In this article we take a look at and keep you updated on some of the biggest security news in today’s digital identity space.

By Tim Spring

Six Takeaways from Gartner® Hype Cycle™ for Digital Identity, 2022

KeyFactor recently looked at key insights from the Gartner Hype Cycle for digital identity in 2022 and broke down what they meant. One interesting point they make is that while most people think of digital identity in terms of how people identify themselves online, the proliferation of IoT devices in recent years means that machine identity is outpacing human identity. With machine identity incorporating digital devices of all kinds, APIs, applications and containers, Gartner notes that the ratio of machine identities to humans is now 10:1. The result? A growing concern that many security teams are struggling to keep up. As bad actors adapt to the new increase in targets, Security Boulevard reports that “attacks grew 400% from 2017 to 2021, and in 2020, 50% of cloud security failures resulted from inadequate management of machine identities and permissions.” You can find the full Gartner Hype Cycle report here.

Synthetic identity fraud: The chameleon of fraud trends

In our ever expanding virtual world this article serves as an excellent reminder to be selective about  whom you share your data with, and who you allow access to. Eric Tran-Le, Vice President and head of Actimize Premier at NICE Actimize, writing on behalf of the Credit Union National Association, provides a deep dive into what synthetic identity fraud is. Synthetic identity fraud is when someone cobbles together a new identity from whatever authentic information they can find and falsifies the rest. Tran-Le explains that  this type of fraud is so difficult to catch because  “Financial institutions [are] struggling with the lack of a single source of truth for identity verification, siloed identity verification data sources, and inaccurate identity data across data sources.” Being able to trust who they are talking to on the customer side is critical for financial institutions, and Tran-Le touches on a few ideas for how to reduce risk before the article ends. We would adjust that list slightly in order to add the option for verifiable credential solutions, which Indicio has delivered for several financial institutions, and is the backbone of our recently launched Proven actionable credential suite: Indicio’s open source answer for any organization needing a trusted, verifiable, and complete data solution. 

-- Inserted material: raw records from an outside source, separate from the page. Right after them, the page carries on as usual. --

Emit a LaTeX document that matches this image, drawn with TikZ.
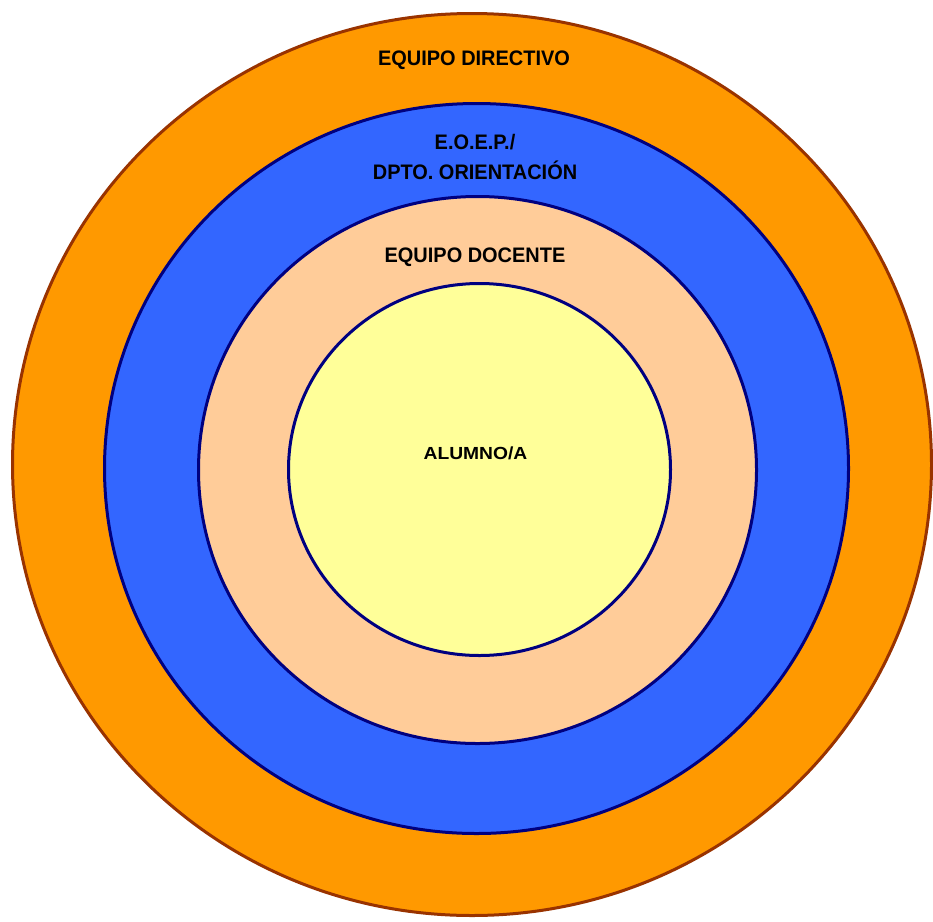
\documentclass[tikz,border=0pt]{standalone}
\usepackage{fontspec}
\setmainfont{Liberation Sans}
\definecolor{orangefill}{HTML}{FF9900}
\definecolor{orangeline}{HTML}{993300}
\definecolor{bluefill}{HTML}{3366FF}
\definecolor{peachfill}{HTML}{FFCC99}
\definecolor{yellowfill}{HTML}{FFFF99}
\definecolor{navyline}{HTML}{000080}
\begin{document}
\begin{tikzpicture}[x=1pt,y=-1pt,
  ring/.style={line width=3pt},
  lbl/.style={inner sep=0pt, text=black, font=\fontsize{21}{28}\selectfont\bfseries, align=center}]
\useasboundingbox (0,0) rectangle (933,921);
\fill[white] (0,0) rectangle (933,921);
% rings
\draw[ring, draw=orangeline, fill=orangefill] (472,464.5) ellipse [x radius=459.5, y radius=451];
\draw[ring, draw=navyline, fill=bluefill] (476.5,468.5) ellipse [x radius=372, y radius=365];
\draw[ring, draw=navyline, fill=peachfill] (477.5,470) ellipse [x radius=279, y radius=273.5];
\draw[ring, draw=navyline, fill=yellowfill] (479.5,469.5) ellipse [x radius=191, y radius=186];
% labels
\node[lbl] (dir) at (474,60) {\scalebox{0.95}[1]{EQUIPO DIRECTIVO}};
\node[lbl] (eoep) at (475,142) {\scalebox{0.95}[1]{E.O.E.P./}};
\node[lbl] (dpto) at (475,170) {\scalebox{0.95}[1]{DPTO. ORIENTACIÓN}};
\node[lbl] (doc) at (475,257) {\scalebox{0.95}[1]{EQUIPO DOCENTE}};
\node[lbl, font=\fontsize{17.5}{20}\selectfont\bfseries] (alu) at (475.5,453) {\scalebox{1.1}[1]{ALUMNO/A}};
\end{tikzpicture}
\end{document}
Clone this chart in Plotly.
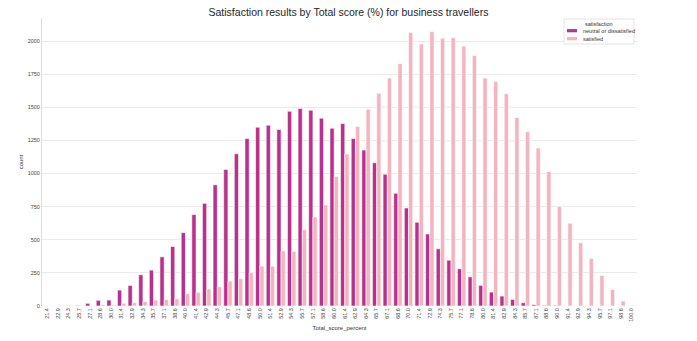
import plotly.graph_objects as go

categories = ["21.4", "22.9", "24.3", "25.7", "27.1", "28.6", "30.0", "31.4", "32.9", "34.3",
              "35.7", "37.1", "38.6", "40.0", "41.4", "42.9", "44.3", "45.7", "47.1", "48.6",
              "50.0", "51.4", "52.9", "54.3", "55.7", "57.1", "58.6", "60.0", "61.4", "62.9",
              "64.3", "65.7", "67.1", "68.6", "70.0", "71.4", "72.9", "74.3", "75.7", "77.1",
              "78.6", "80.0", "81.4", "82.9", "84.3", "85.7", "87.1", "88.6", "90.0", "91.4",
              "92.9", "94.3", "95.7", "97.1", "98.6", "100.0"]

neutral_or_dissatisfied = [0, 0, 2, 3, 20, 43, 45, 120, 155, 236,
                           271, 371, 449, 554, 690, 775, 915, 1031, 1149, 1264,
                           1350, 1365, 1332, 1470, 1490, 1478, 1418, 1342, 1377, 1265,
                           1177, 1081, 994, 851, 740, 632, 544, 432, 346, 281,
                           220, 156, 105, 75, 50, 25, 10, 5, 5, 0,
                           0, 0, 0, 0, 0, 0]

satisfied = [0, 0, 5, 5, 0, 10, 8, 20, 25, 33,
             45, 48, 55, 93, 103, 128, 145, 188, 206, 251,
             301, 301, 416, 411, 577, 672, 763, 978, 1147, 1355,
             1485, 1606, 1721, 1829, 2065, 1977, 2070, 2022, 2025, 1962,
             1890, 1721, 1694, 1603, 1423, 1315, 1192, 1014, 750, 625,
             477, 359, 231, 125, 38, 5]

series_names = ["neutral or dissatisfied", "satisfied"]
legend_title = "satisfaction"
colors = ["#b8318a", "#f3b4c1"]

fig = go.Figure()
for name, vals, col in zip(series_names, [neutral_or_dissatisfied, satisfied], colors):
    fig.add_trace(go.Bar(
        x=categories, y=vals, name=name,
        marker=dict(color=col, line=dict(color="white", width=0.6)),
    ))

font_family = "Liberation Sans, Arial, sans-serif"
fig.update_layout(
    width=697, height=341,
    margin=dict(l=42, r=60, t=18, b=35),
    paper_bgcolor="white", plot_bgcolor="white",
    barmode="group", bargap=0.2, bargroupgap=0,
    font=dict(family=font_family, size=6, color="#333333"),
    title=dict(text="Satisfaction results by Total score (%) for business travellers",
               x=0.5, xanchor="center", y=0.965, yanchor="middle",
               font=dict(size=10.5, color="#262626")),
    showlegend=False,
)

# compact legend drawn in paper coordinates (plot area spans x 42..637, y 18..306 px)
def px_x(px):
    return (px - 42) / 595.0

def px_y(py):
    return (306 - py) / 288.0

fig.add_shape(type="rect", xref="paper", yref="paper",
              x0=px_x(564), x1=px_x(634), y0=px_y(44), y1=px_y(19),
              fillcolor="white", line=dict(color="#dddddd", width=0.8), layer="above")
fig.add_annotation(text=legend_title, xref="paper", yref="paper",
                   x=px_x(599), y=px_y(24), showarrow=False,
                   xanchor="center", yanchor="middle",
                   font=dict(size=5.5, color="#333333"))
for i, (name, col) in enumerate(zip(series_names, colors)):
    cy = 30.7 + 8 * i
    fig.add_shape(type="rect", xref="paper", yref="paper",
                  x0=px_x(567), x1=px_x(577), y0=px_y(cy + 1.6), y1=px_y(cy - 1.6),
                  fillcolor=col, line=dict(width=0), layer="above")
    fig.add_annotation(text=name, xref="paper", yref="paper",
                       x=px_x(580.5), y=px_y(cy), showarrow=False,
                       xanchor="left", yanchor="middle",
                       font=dict(size=5.5, color="#333333"))

fig.update_xaxes(
    type="category", tickangle=-90, showgrid=False, showline=False,
    ticks="", tickfont=dict(size=5.5, color="#444444"),
    title=dict(text="Total_score_percent", font=dict(size=6, color="#333333"), standoff=4),
)
fig.update_yaxes(
    range=[0, 2174], tickvals=[0, 250, 500, 750, 1000, 1250, 1500, 1750, 2000],
    showgrid=True, gridcolor="#ebebeb", gridwidth=1,
    showline=True, linecolor="#dddddd", linewidth=1,
    zeroline=False, ticks="", tickfont=dict(size=5.5, color="#444444"),
    title=dict(text="count", font=dict(size=6, color="#333333"), standoff=3),
)

fig.write_html("out.html")
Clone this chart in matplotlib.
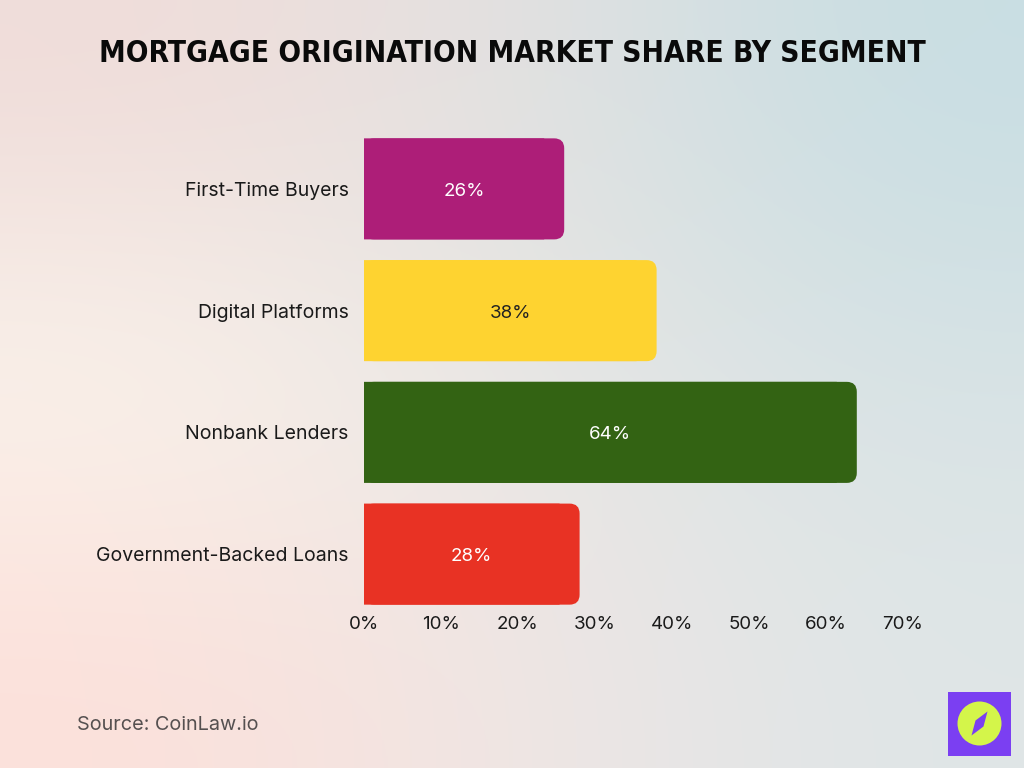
import os
import numpy as np
import matplotlib.pyplot as plt
from matplotlib.patches import FancyBboxPatch, Rectangle, Ellipse, Polygon
from matplotlib.colors import to_rgb
from matplotlib import font_manager

# ===== data =====
segments = ["First-Time Buyers", "Digital Platforms", "Nonbank Lenders", "Government-Backed Loans"]
shares = [26, 38, 64, 28]
bar_colors = ["#ad1e78", "#fed330", "#336313", "#e83224"]
label_colors = ["#ffffff", "#222222", "#ffffff", "#ffffff"]
xticks = [0, 10, 20, 30, 40, 50, 60, 70]
title = "MORTGAGE ORIGINATION MARKET SHARE BY SEGMENT"

plt.rcParams["font.family"] = ["Inter", "DejaVu Sans"]

# condensed font for title, if installed
cond = None
wanted = ["liberationsansnarrow-bold.ttf", "dejavusanscondensed-bold.ttf"]
fonts = {os.path.basename(f).lower(): f for f in font_manager.findSystemFonts()}
for w in wanted:
    if w in fonts:
        cond = fonts[w]
        break
print("condensed font:", cond)

fig = plt.figure(figsize=(10.24, 7.68), dpi=100)

# ===== background gradient =====
bg = fig.add_axes([0, 0, 1, 1])
grid = [["#f0dcd9", "#e4e2e1", "#c8dee3"],
        ["#fbf6ee", "#e9e7e4", "#d8e3e5"],
        ["#fce0da", "#f0e6e4", "#dfe6e7"]]
g = np.array([[to_rgb(c) for c in row] for row in grid])
bg.imshow(g, extent=[0, 1, 0, 1], aspect="auto", interpolation="bicubic", origin="upper")
bg.set_xlim(0, 1)
bg.set_ylim(0, 1)
bg.axis("off")

# ===== chart =====
ax = fig.add_axes([364 / 1024, 1 - 615 / 768, (903 - 364) / 1024, (615 - 128) / 768])
ax.patch.set_alpha(0)
y = np.arange(len(segments))
bars = ax.barh(y, shares, height=0.83, color=bar_colors)
ax.set_xlim(0, 70)
ax.set_ylim(len(segments) - 0.5, -0.5)

# rounded right corners
r = 1.3
asp = (7.7 / 122)
for bar, c in zip(bars, bar_colors):
    x0, y0, w, h = bar.get_x(), bar.get_y(), bar.get_width(), bar.get_height()
    ax.add_patch(FancyBboxPatch((x0, y0), w, h, boxstyle=f"round,pad=0,rounding_size={r}",
                                mutation_aspect=asp, fc=c, ec="none", snap=False))
    ax.add_patch(Rectangle((x0, y0), w - 2 * r, h, fc=c, ec="none", snap=False))
    bar.remove()

for i, v in enumerate(shares):
    ax.text(v / 2, i + 0.02, f"{v}%", ha="center", va="center", fontsize=13.5, color=label_colors[i])

ax.set_yticks(y)
ax.set_yticklabels(segments, fontsize=14, color="#1a1a1a")
ax.set_xticks(xticks)
ax.set_xticklabels([f"{t}%" for t in xticks], fontsize=13.5, color="#1a1a1a")
ax.tick_params(axis="x", length=0, pad=1)
ax.tick_params(axis="y", length=0, pad=11)
for s in ax.spines.values():
    s.set_visible(False)

# ===== title / source =====
if cond:
    fp = font_manager.FontProperties(fname=cond, size=28)
else:
    fp = font_manager.FontProperties(family="DejaVu Sans", weight="bold", stretch="condensed", size=28)
t = fig.text(0.5, 1 - 53 / 768, title, ha="center", va="center", fontproperties=fp, color="#0a0a0a")
# fit the title to the reference width (~827 px)
fig.canvas.draw()
tw = t.get_window_extent().width
fp.set_size(28 * 827 / tw)
t.set_fontproperties(fp)

fig.text(77 / 1024, 1 - 725 / 768, "Source: CoinLaw.io", ha="left", va="center", fontsize=14.3, color="#555050")

# ===== logo =====
cx, cy = 979.5 / 1024, 1 - 723.5 / 768
fig.patches.append(Rectangle((948 / 1024, 1 - 756 / 768), 63 / 1024, 64 / 768, transform=fig.transFigure,
                             fc="#7b3ff2", ec="none"))
fig.patches.append(Ellipse((cx, cy), 44 / 1024, 44 / 768, transform=fig.transFigure,
                           fc="#d4f54a", ec="none"))
diamond = [(cx + 8 / 1024, cy + 12 / 768), (cx + 4 / 1024, cy - 3 / 768),
           (cx - 8 / 1024, cy - 12 / 768), (cx - 4 / 1024, cy + 3 / 768)]
fig.patches.append(Polygon(diamond, closed=True, transform=fig.transFigure, fc="#7b3ff2", ec="none"))

fig.savefig("out.png", dpi=100)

Cost of a Data Breach Report 2022

IBM recently published their Cost of a Data Breach Report for 2022 and some of the numbers are staggering: From the global average total cost of a data breach being USD 4.35 million to it taking, on average, 277 days to identify and contain a data breach, the numbers signal the high cost of cyber insecurity. 

A few of the statistics we found interesting – and terrifying:

  • 83% of companies that suffered a data breach admit it’s not their first one
  • “organizations that don’t deploy zero trust incur an average of USD 1 million in greater breach costs compared to those that do deploy”
  • “The most common initial attack vector in 2022 was stolen or compromised credentials, responsible for 19% of breaches in the study”

A quick reminder that decentralized verifiable credentials facilitate the continuous verification required by Zero Trust approaches.

Digital healthcare adoption requires better security

Ansgar Steden, the Chief Revenue Officer for Utimaco, provides a unique look into the security of healthcare and the trust the public have in that security in this article for Open Access Government. Due to the COVID 19 pandemic there was a significant rise in virtual healthcare, with the UK’s National Health Service (NHS) app  “being downloaded over 16 million times.” Now, the NHS is looking into using technology to improve the healthcare available virtually. Some of the ideas include: access to high definition remote operations, connecting ambulances to more immediately see patients in critical conditions, and devices for real time monitoring of patients’ vitals. While these are all things that would be helpful to doctors and patients, the volume of sensitive information needing to be shared presents a massive security risk. Indeed, hospitals and healthcare organizations are already the sector paying the most for data breaches according to IBM’s Data Breach Report. The article calls out the need for increased trust before these new features will see widespread adoption, saying, “Devices need to ‘know and trust’ each other and so digital identity becomes paramount.” 

Again, the best solution is decentralized verifiable credentials that provide privacy-preserving features. There’s an entire open-source codebase developed by Indicio and SITA  that can be deployed for these kinds of use cases at the Cardea Project at Linux Foundation Public Health.